I’ll admit I’ve never understood the states rights rhetoric. I’ve always felt the main issue was whether or not any government had a right to take a given action; arguing about which level of government should take an given action seems like pointless trivia in comparison. And even at that level of trivia, I’ve never understood what the attraction the states seem to hold for so many people. I can think of arguments why some issues should be carried out at the highest government level - the nation - and some issues should be carried out at the lowest possible levels - towns and villages. But the mid-level of the states seems to me to have no particular virtues.
And I agree with Tevildo’s most recent post. Some actions, while not actual physical harm, rise to the level of unacceptable harassment and can be outlawed. As I said before, I’d accept a community standard on where that level is.
I realize I seem to be leaving myself open to the charge that my principle is no different than existing principles. On paper that might be true; I’ll concede how my ideas could be twisted to cover any existing law. What I wrote was more of a guideline; people should have to show that an action harms somebody, not just offends somebody nor harms society in the abstract, before a law is passed.
Guys these are mostly sidetracks. Can we take it as a given that laws against things like stalking, harassment, and the like would remain as they are? I don’t know of anyone against those, including Libertarians.
I’m really not interested in discussing every possible social policy here. I’m mostly interested in large macroeconomic policy at this point.

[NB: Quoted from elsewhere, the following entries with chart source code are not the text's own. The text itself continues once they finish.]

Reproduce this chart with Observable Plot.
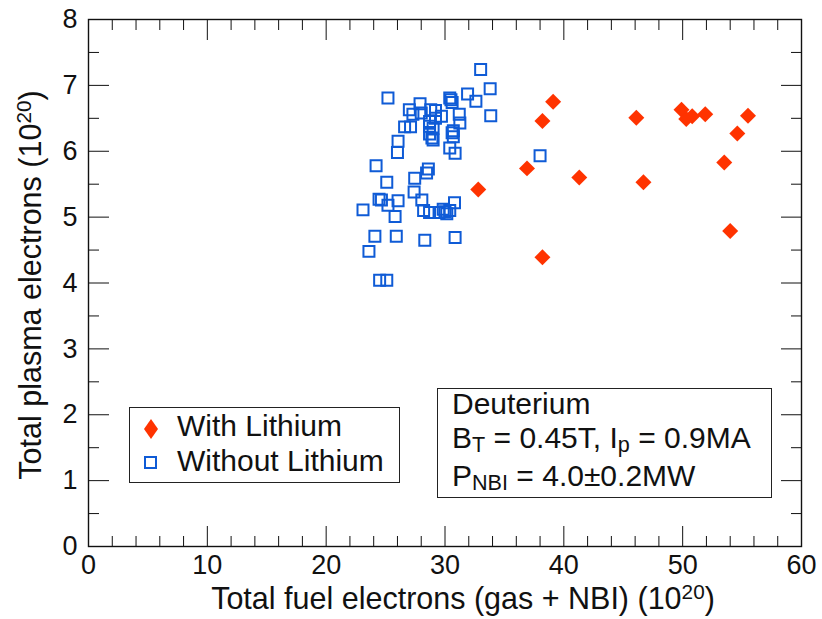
<!DOCTYPE html>
<html><head><meta charset="utf-8">
<script src="https://cdn.jsdelivr.net/npm/d3@7"></script>
<script src="https://cdn.jsdelivr.net/npm/@observablehq/plot@0.6"></script>
<style>
body{margin:0;background:#fff;font-family:"Liberation Sans",Arial,sans-serif;color:#111;}
#wrap{position:relative;width:822px;height:619px;overflow:hidden;}
.box{position:absolute;border:1.4px solid #222;background:#fff;box-sizing:border-box;font-size:30px;line-height:1;}
.ln{position:absolute;white-space:nowrap;line-height:1;}
sub{font-size:0.72em;vertical-align:-0.2em;line-height:0;}
sup{font-size:0.68em;vertical-align:0.45em;line-height:0;}
.title{position:absolute;white-space:nowrap;font-size:30.5px;line-height:1;}
</style></head><body><div id="wrap"></div>
<script>
// With Lithium (red diamonds)
const withLithiumFuel   = [39.1, 38.2, 46.1, 49.9, 50.3, 50.8, 51.9, 55.5, 54.6, 53.5, 36.9, 41.3, 46.7, 32.8, 54.0, 38.2];
const withLithiumPlasma = [6.75, 6.46, 6.51, 6.63, 6.49, 6.53, 6.56, 6.54, 6.27, 5.83, 5.74, 5.60, 5.53, 5.42, 4.79, 4.39];
// Without Lithium (blue squares)
const withoutLithiumFuel   = [33.0, 33.8, 25.2, 31.9, 32.6, 30.4, 30.6, 33.85, 31.2, 31.25, 27.9, 27.0, 27.3, 28.0, 28.8, 29.7, 29.2, 28.7, 26.6, 27.1, 28.7, 29.0, 28.7, 28.9, 30.6, 30.7, 30.7, 30.4, 30.85, 26.05, 26.0, 24.2, 25.1, 28.6, 28.45, 27.45, 27.4, 24.45, 24.65, 25.2, 26.05, 23.1, 25.8, 28.05, 28.2, 28.7, 29.5, 29.85, 30.15, 30.4, 30.8, 24.1, 25.9, 28.3, 30.85, 23.6, 24.5, 25.1, 38.0, 30.0, 29.0, 30.5, 29.2];
const withoutLithiumPlasma = [7.24, 6.95, 6.81, 6.87, 6.76, 6.81, 6.74, 6.54, 6.56, 6.43, 6.72, 6.63, 6.56, 6.58, 6.63, 6.53, 6.50, 6.45, 6.37, 6.37, 6.38, 6.35, 6.26, 6.20, 6.28, 6.22, 6.31, 6.05, 5.97, 6.15, 5.98, 5.78, 5.53, 5.73, 5.67, 5.59, 5.38, 5.27, 5.26, 5.18, 5.25, 5.11, 5.01, 5.26, 5.10, 5.07, 5.07, 5.12, 5.05, 5.10, 5.22, 4.71, 4.71, 4.65, 4.69, 4.48, 4.04, 4.04, 5.93, 5.08, 6.17, 6.78, 6.62];

const xMajor = [0, 10, 20, 30, 40, 50, 60];
const xMinor = [2, 4, 6, 8, 12, 14, 16, 18, 22, 24, 26, 28, 32, 34, 36, 38, 42, 44, 46, 48, 52, 54, 56, 58];
const yMajor = [0, 1, 2, 3, 4, 5, 6, 7, 8];
const yMinor = [0.5, 1.5, 2.5, 3.5, 4.5, 5.5, 6.5, 7.5];

const withLi = withLithiumFuel.map((x, i) => ({x, y: withLithiumPlasma[i]}));
const withoutLi = withoutLithiumFuel.map((x, i) => ({x, y: withoutLithiumPlasma[i]}));

const RED = "#ff3300", BLUE = "#0f5bd6", INK = "#111";
const none = () => "";
const intFmt = d3.format("d");

const chart = Plot.plot({
  width: 822, height: 619,
  marginLeft: 88, marginRight: 21, marginTop: 19, marginBottom: 73,
  x: {domain: [0, 60]},
  y: {domain: [0, 8]},
  style: {fontFamily: "Liberation Sans, Arial, sans-serif", fontSize: "27px", color: INK, background: "transparent"},
  marks: [
    Plot.frame({stroke: INK, strokeWidth: 1.4}),
    // tick labels
    Plot.axisX(xMajor, {anchor: "bottom", tickSize: 0, tickPadding: 8, tickFormat: intFmt, label: null, fill: INK}),
    Plot.axisY(yMajor, {anchor: "left", tickSize: 0, tickPadding: 11, tickFormat: intFmt, label: null, fill: INK}),
    // inward ticks, all four sides
    Plot.axisX(xMajor, {anchor: "bottom", tickSize: -20, tickFormat: none, label: null, stroke: INK}),
    Plot.axisX(xMinor, {anchor: "bottom", tickSize: -10, tickFormat: none, label: null, stroke: INK}),
    Plot.axisX(xMajor, {anchor: "top", tickSize: -20, tickFormat: none, label: null, stroke: INK}),
    Plot.axisX(xMinor, {anchor: "top", tickSize: -10, tickFormat: none, label: null, stroke: INK}),
    Plot.axisY(yMajor, {anchor: "left", tickSize: -21, tickFormat: none, label: null, stroke: INK}),
    Plot.axisY(yMinor, {anchor: "left", tickSize: -11, tickFormat: none, label: null, stroke: INK}),
    Plot.axisY(yMajor, {anchor: "right", tickSize: -21, tickFormat: none, label: null, stroke: INK}),
    Plot.axisY(yMinor, {anchor: "right", tickSize: -11, tickFormat: none, label: null, stroke: INK}),
    // data
    Plot.dot(withoutLi, {x: "x", y: "y", symbol: "square", r: 6.2, stroke: BLUE, strokeWidth: 2, fill: "none"}),
    Plot.dot(withLi, {x: "x", y: "y", symbol: "diamond2", r: 7.2, fill: RED, stroke: "none"})
  ]
});

const wrap = document.getElementById("wrap");
chart.style.position = "absolute";
chart.style.left = "0px";
chart.style.top = "0px";
wrap.appendChild(chart);

function add(html, css, cls) {
  const d = document.createElement("div");
  d.className = cls;
  d.innerHTML = html;
  Object.assign(d.style, css);
  wrap.appendChild(d);
  return d;
}

// axis titles
add("Total fuel electrons (gas + NBI) (10<sup>20</sup>)", {left: "463px", top: "598px", transform: "translate(-50%,-50%)"}, "title");
add("Total plasma electrons (10<sup>20</sup>)", {left: "30px", top: "285px", transform: "translate(-50%,-50%) rotate(-90deg)"}, "title");

// legend
add(
  `<svg style="position:absolute;left:11px;top:9px" width="20" height="24"><path d="M10,2 L17,12 L10,22 L3,12 Z" fill="${RED}"/></svg>
   <div class="ln" style="left:47px;top:3px;">With Lithium</div>
   <svg style="position:absolute;left:11px;top:45px" width="20" height="20"><rect x="4" y="4" width="11" height="11" fill="none" stroke="${BLUE}" stroke-width="2"/></svg>
   <div class="ln" style="left:47px;top:38px;">Without Lithium</div>`,
  {left: "129px", top: "407px", width: "271px", height: "76px"}, "box");

// parameters box
add(
  `<div class="ln" style="left:14px;top:0px;">Deuterium</div>
   <div class="ln" style="left:14px;top:34px;">B<sub>T</sub> = 0.45T, I<sub>p</sub> = 0.9MA</div>
   <div class="ln" style="left:14px;top:72px;">P<sub>NBI</sub> = 4.0±0.2MW</div>`,
  {left: "437px", top: "388px", width: "335px", height: "110px"}, "box");
</script>
</body></html>
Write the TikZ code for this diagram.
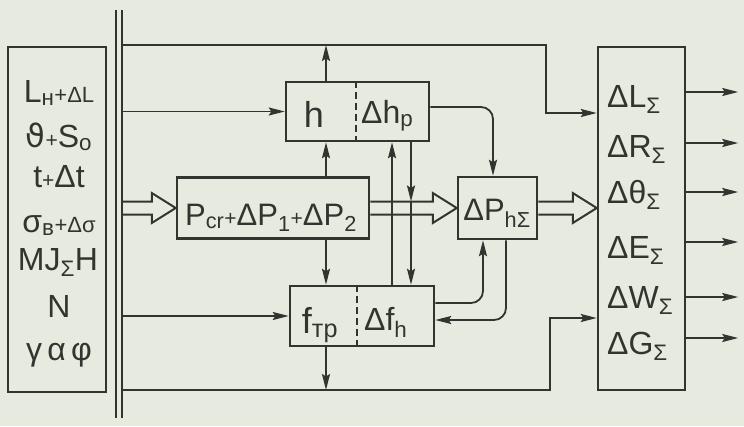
\documentclass[tikz,border=0pt]{standalone}
\usepackage{fontspec}
\setmainfont{Liberation Sans}
\newfontfamily\altgreek{DejaVu Sans}
\usetikzlibrary{arrows.meta,calc}
\definecolor{paper}{HTML}{E7EADF}
\definecolor{ink}{HTML}{30362F}
\newcommand\fs[1]{\fontsize{#1}{#1}\selectfont}
\newcommand\pls{{\fs{21}+}}
% open double-line arrow between two points at the same height
\newcommand\fatarrow[2]{%
  \draw[fat] ($(#1)+(0,-6.5)$) -- ($(#2)+(-24,-6.5)$) -- ($(#2)+(-24,-15)$)
    -- (#2) -- ($(#2)+(-24,15)$) -- ($(#2)+(-24,6.5)$) -- ($(#1)+(0,6.5)$);}

\begin{document}
\begin{tikzpicture}[
  x=1pt,y=-1pt,font=\fs{32},text=ink,
  block/.style={draw=ink,line width=2.5pt,inner sep=0pt},
  entry/.style={inner sep=0pt,anchor=base},
  result/.style={inner sep=0pt,anchor=base west},
  link/.style={draw=ink,line width=1.8pt},
  flow/.style={link,-{Stealth[length=16pt,width=8pt,inset=2.5pt]}},
  fat/.style={link,line width=2pt,line join=miter},
  divider/.style={link,dash pattern=on 7pt off 4pt},
  bus/.style={draw=ink,line width=2.3pt}
]
\path[fill=paper,use as bounding box] (0,0) rectangle (744,426);

% source data
\node[block,minimum width=98pt,minimum height=345pt] (inputs) at (57,219.5) {};
\node[entry] (lh) at (59,102) {L\textsubscript{н}{\fs{22}+ΔL}};
\node[entry] (vs) at (59,147) {{\altgreek ϑ}\pls S\textsubscript{о}};
\node[entry] (tt) at (59,187) {t\pls Δt};
\node[entry] (sg) at (59,232) {σ\textsubscript{в}{\fs{22}+Δσ}};
\node[entry] (mj) at (58,270) {MJ\textsubscript{Σ}H};
\node[entry] (nn) at (59,317) {N};
\node[entry] (ga) at (59,360) {γ\,α\,φ};

\draw[bus] (116,10) -- (116,418);
\draw[bus] (122,10) -- (122,418);
\coordinate (bar) at (122,0);
\coordinate (busA) at (122,45);
\coordinate (busE) at (122,390);

% processing blocks
\node[block,minimum width=192pt,minimum height=61pt] (pbox) at (273,208) {};
\node[entry,font=\fs{31}] (pt) at (271,225) {P\textsubscript{cr}\pls ΔP\textsubscript{1}\pls ΔP\textsubscript{2}};

\node[block,minimum width=143pt,minimum height=59pt] (hbox) at (357.5,111.5) {};
\draw[divider] ($(hbox.north)+(-1.5,0)$) -- ($(hbox.south)+(-1.5,0)$);
\node[entry,font=\fs{36}] (hv) at (314,127) {h};
\node[result,font=\fs{32}] (dh) at (361,123) {Δh\textsubscript{р}};

\node[block,minimum width=144pt,minimum height=60pt] (fbox) at (362,316) {};
\draw[divider] ($(fbox.north)+(-5,0)$) -- ($(fbox.south)+(-5,0)$);
\node[entry,font=\fs{36}] (fv) at (320,333) {f\textsubscript{тр}};
\node[result,font=\fs{32}] (df) at (364,330) {Δf\textsubscript{h}};

\node[block,minimum width=79pt,minimum height=62pt] (dp) at (497.5,208) {};
\node[entry,font=\fs{31}] (dpt) at (497,220) {ΔP\textsubscript{hΣ}};

% increments
\node[block,minimum width=87pt,minimum height=343pt] (rbox) at (641.5,218.5) {};
\foreach \nm/\yb/\ya/\lab in {dL/107/92/L,dR/157/143/R,dT/203/192/θ,
    dE/258/242/E,dW/308/297/W,dG/354/338/G}{
  \node[result,font=\fs{32}] (\nm) at (607,\yb) {Δ\lab\textsubscript{Σ}};
  \draw[flow] ($(rbox.east)+(0,\ya-218.5)$) -- ++(52,0);
}

% connections
\coordinate (colA) at (326,0);
\coordinate (colB) at (392,0);
\coordinate (colC) at (411,0);

\draw[flow] (busA) -| ($(rbox.west)+(-51,-105.5)$) -- ($(rbox.west)+(0,-105.5)$);
\draw[flow] (hbox.north -| colA) -- (busA -| colA);
\draw[flow] (hbox.west -| bar) -- (hbox.west);
\fatarrow{pbox.west -| bar}{pbox.west}
\draw[flow] (fbox.west -| bar) -- (fbox.west);
\draw[flow] (busE) -| ($(rbox.west)+(-47,99.5)$) -- ($(rbox.west)+(0,99.5)$);
\draw[flow] (fbox.south -| colA) -- (busE -| colA);

\draw[flow] (pbox.north -| colA) -- (hbox.south -| colA);
\draw[flow] (pbox.south -| colA) -- (fbox.north -| colA);
\draw[flow] (fbox.north -| colB) -- (hbox.south -| colB);
\draw[flow] (hbox.south -| colC) -- ($(pbox.east -| colC)+(0,-6.5)$);
\draw[flow] ($(pbox.east -| colC)+(0,-6.5)$) -- (fbox.north -| colC);

\fatarrow{pbox.east}{dp.west}
\fatarrow{dp.east}{rbox.west |- dp.east}

\draw[flow,rounded corners=12pt] ($(hbox.east)+(0,-4.5)$) -| ($(dp.north)+(-4.5,0)$);
\draw[flow,rounded corners=12pt] ($(fbox.east)+(0,-13)$) -| ($(dp.south)+(-14.5,0)$);
\draw[flow,rounded corners=12pt] ($(dp.south)+(8.5,0)$) |- ($(fbox.east)+(0,4)$);
\end{tikzpicture}
\end{document}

Worse thing a political party can do is be a one trick pony. You get elected, you pass one law, and then what? Turn the government back over to one of the other parties to handle all the other business of state?
As for sidetracks, we’re discussing the topic of the thread title and OP and you were the one who suggested starting threads like this one specific issues.
So, do you have to get unanimous consent from all those affected? How would that be feasible for things like atmospheric pollution. Even for the easier case of getting the downstream neighbors to agree to your usage of a river. What’s to keep one person from holding out and vetoing economic expansion?
That’s the problem, isn’t it? Your micro is my macro. Your right to drive without insurance shouldn’t mean I have to pay when you rear-end my car. Your right to sell crack while living next door to me shouldn’t mean I have to live with crackheads coming into my neighborhood 24/7 to buy from you.
I would want to give individuals a civil right to prevent private parties, such as employers, from infringing on their personal liberties and give government the power to help individuals, through civil and criminal action, prevent infringement on personal liberties by such private parties.